The hint states to use Schwarz's Lemma as well as Riemann's mapping theorem. In fact later only allows me to use Schwarz's Lemma (in this case). Could someone give me a proper (second) hint how to use Schwarz's Lemma to show that $f = g$? Should I consider using $h:= f-g$?
Best Answer
Since $\Omega\subsetneq\Bbb C$ is simply connected, then by the Riemann mapping theorem we know that it exists $h:\Omega\to\Delta$ biholomorphic such that $h(z_0)=0,\; h'(z_0)\neq0$, where $\Delta$ is the open unit disk.
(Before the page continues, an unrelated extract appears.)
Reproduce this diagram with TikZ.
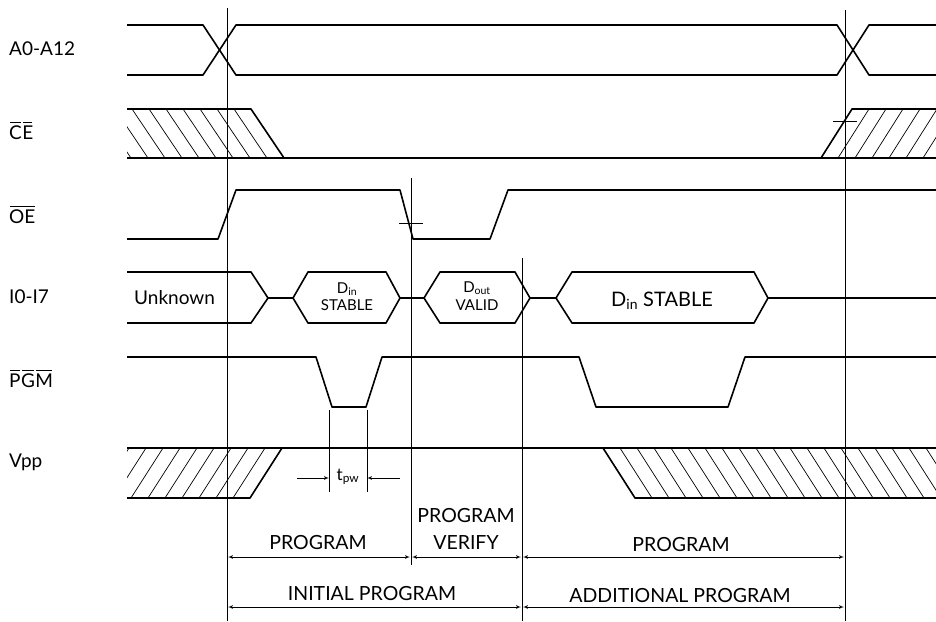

Consider then $$ F:=h\circ g^{-1}\circ f\circ h^{-1}\colon\Delta\to\Delta $$ which is a biholomorphism such that $F(0)=0$ and $|F(z)|<1$ on the whole $\Delta$; thus by Schwartz Lemma we get \begin{align*} &|F(z)|\le|z|\;\;\forall z\in\Delta. \end{align*} Schwartz applies to $F^{-1}$ as well letting us to achieve $|F^{-1}(w)|\le|w|\;\;\forall w \in\Delta$.
Since every $w\in\Delta$ can be written as $F(z)$ for a unique $z\in\Delta$, we get
$$ |z|\le|F(z)|\;\;\; \forall w\in\Delta $$ and thus $$ |F(z)|=|z|\;\;\forall z\in\Delta. $$ So Schwarz implies $F(z)=az$ for some $a\in\Bbb C,\;|a|=1$.
Taking the derivative of this last one at $0$ one and exploiting your hypotesis on $f$ and $g$, you get that $a=1$ and thus $f=g$.